Question

The depression in freezing point of 0.1M aqueous solutions of \[{\text{HCl, CuS}}{{\text{O}}_{\text{4}}}{\text{ and }}{{\text{K}}_{\text{2}}}{\text{S}}{{\text{O}}_{\text{4}}}\] are in the ratio:
A.$1:1:1.5$
B.$1:2:3$
C.$1:1:1$
D.$2:4:3$

Answer 1

Hint: The decrease in freezing point for a solution is known as its depression in freezing point. The addition of non volatile solute results in the depression of freezing point of a solution. The depression in freezing point depends upon the concentration of solute particles.

Complete step by step answer:
The temperature at which a fluid (liquid or gas) solidifies or freezes is known as its freezing point. The depression in freezing point indicates the decrease in freezing point for a substance, when we add a non volatile solute in any given solvent then the freezing point for that solution decreases. The examples of non volatile solutes (substances that readily do not evaporate at given conditions are called non volatile substances) are like salt in water, alcohol in water etc.
The depression in freezing point is basically a colligative property, because it depends upon the ratio of solute particles to the solvent particles present in the solution. The depression in freezing point depends upon the concentration of solute particles.
In chemistry the formula used to find depression in freezing point is as follows:
\[{\Delta}{{\text{T}}_{\text{f}}}{\text{ = i}}{{\text{K}}_{\text{f}}}{\text{m}}\]
Where, ${\Delta }{{\text{T}}_{\text{f}}}$ is depression in freezing point, $i$ represents the number of ions produced and ${\text{m}}$ is the concentration of solute.
In this problem we have provided that the concentration for all the species is same i.e. 0.1M
Therefore,
${\Delta }{{\text{T}}_{\text{f}}} \propto {\text{i}}$
And we can see that ions produced by ${\text{HCl}}$ will be two, therefore ${\text{i = 2}}$ ,
Ions produced by ${\text{CuS}}{{\text{O}}_{\text{4}}}$ are two, therefore ${\text{i = 2}}$
And ions produced by ${{\text{K}}_{\text{2}}}{\text{S}}{{\text{O}}_{\text{4}}}$ will be three, therefore ${\text{i = 3}}$
Therefore, the ratio for depression in freezing point will be $2:2:3$
Therefore; \[{\text{HCl:CuS}}{{\text{O}}_{\text{4}}}{\text{:}}{{\text{K}}_{\text{2}}}{\text{S}}{{\text{O}}_{\text{4}}} \equiv 1:1:1.5\]

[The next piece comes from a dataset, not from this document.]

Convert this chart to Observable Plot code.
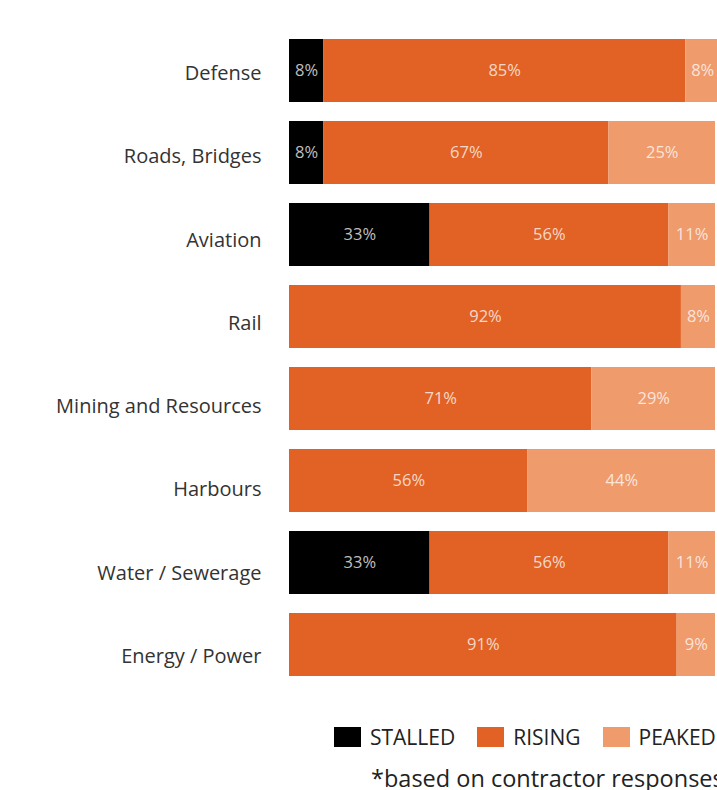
<!DOCTYPE html>
<html>
<head>
<meta charset="utf-8">
<script src="https://cdn.jsdelivr.net/npm/d3@7"></script>
<script src="https://cdn.jsdelivr.net/npm/@observablehq/plot@0.6"></script>
<style>
  html, body { margin: 0; padding: 0; background: #fff; overflow: hidden; }
  #wrap { position: relative; width: 717px; height: 790px; font-family: "Open Sans", sans-serif; }
  #legend { position: absolute; left: 334px; top: 724px; display: flex; align-items: center; font-size: 21px; line-height: 26px; color: #222; white-space: nowrap; }
  .item { display: flex; align-items: center; margin-right: 22px; }
  .sw { width: 27px; height: 20px; margin-right: 9px; }
  #caption { position: absolute; left: 371px; top: 763px; font-size: 23.5px; line-height: 30px; color: #222; white-space: nowrap; }
</style>
</head>
<body>
<div id="wrap">
  <div id="chart"></div>
  <div id="legend"></div>
  <div id="caption"></div>
</div>
<script>
const categories = ["Defense", "Roads, Bridges", "Aviation", "Rail", "Mining and Resources", "Harbours", "Water / Sewerage", "Energy / Power"];
const statuses = ["STALLED", "RISING", "PEAKED"];
const colors = ["#000000", "#e16224", "#ef9b6c"];
const stalled = [8, 8, 33, 0, 0, 0, 33, 0];
const rising = [85, 67, 56, 92, 71, 56, 56, 91];
const peaked = [8, 25, 11, 8, 29, 44, 11, 9];
const captionText = "*based on contractor responses";

const series = [stalled, rising, peaked];
const data = [];
categories.forEach((c, i) => {
  statuses.forEach((s, j) => {
    const v = series[j][i];
    if (v > 0) data.push({category: c, status: s, value: v});
  });
});

// category labels, each drawn through the y scale (slight progressive baseline drift as in the reference)
const labelMarks = categories.map((c, i) =>
  Plot.text([c], {y: d => d, text: d => d, frameAnchor: "left", textAnchor: "end",
    dx: -28, dy: 2.5 + i * 1.3, fontSize: 20, fill: "#333"})
);

const chart = Plot.plot({
  width: 717,
  height: 700,
  marginLeft: 289,
  marginRight: 2,
  marginTop: 38,
  marginBottom: 23,
  style: {fontFamily: "Open Sans, sans-serif", background: "white"},
  x: {domain: [0, 100], axis: null},
  y: {domain: categories, paddingInner: 0.23, paddingOuter: 0, axis: null},
  color: {domain: statuses, range: colors},
  marks: [
    Plot.barX(data, Plot.stackX({x: "value", y: "category", fill: "status", order: statuses})),
    Plot.text(data, Plot.stackX({x: "value", y: "category", z: "status", order: statuses,
      text: d => d.value + "%", fill: "white", fillOpacity: 0.75, fontSize: 16.5})),
    ...labelMarks
  ]
});
document.getElementById("chart").appendChild(chart);

const legend = document.getElementById("legend");
statuses.forEach((s, j) => {
  const item = document.createElement("div");
  item.className = "item";
  const sw = document.createElement("div");
  sw.className = "sw";
  sw.style.background = colors[j];
  const t = document.createElement("span");
  t.textContent = s;
  item.appendChild(sw);
  item.appendChild(t);
  legend.appendChild(item);
});
document.getElementById("caption").textContent = captionText;
</script>
</body>
</html>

Hence option (A) is correct.

Note: the depression in freezing point as we can see in the formula (\[{\text{\Delta }}{{\text{T}}_{\text{f}}}{\text{ = i}}{{\text{K}}_{\text{f}}}{\text{m}}\]) depends mainly upon two factors, ${\text{i}}$ i.e. the number of ions produced by the solute in the solution and ${\text{m}}$, the concentration of solute particles.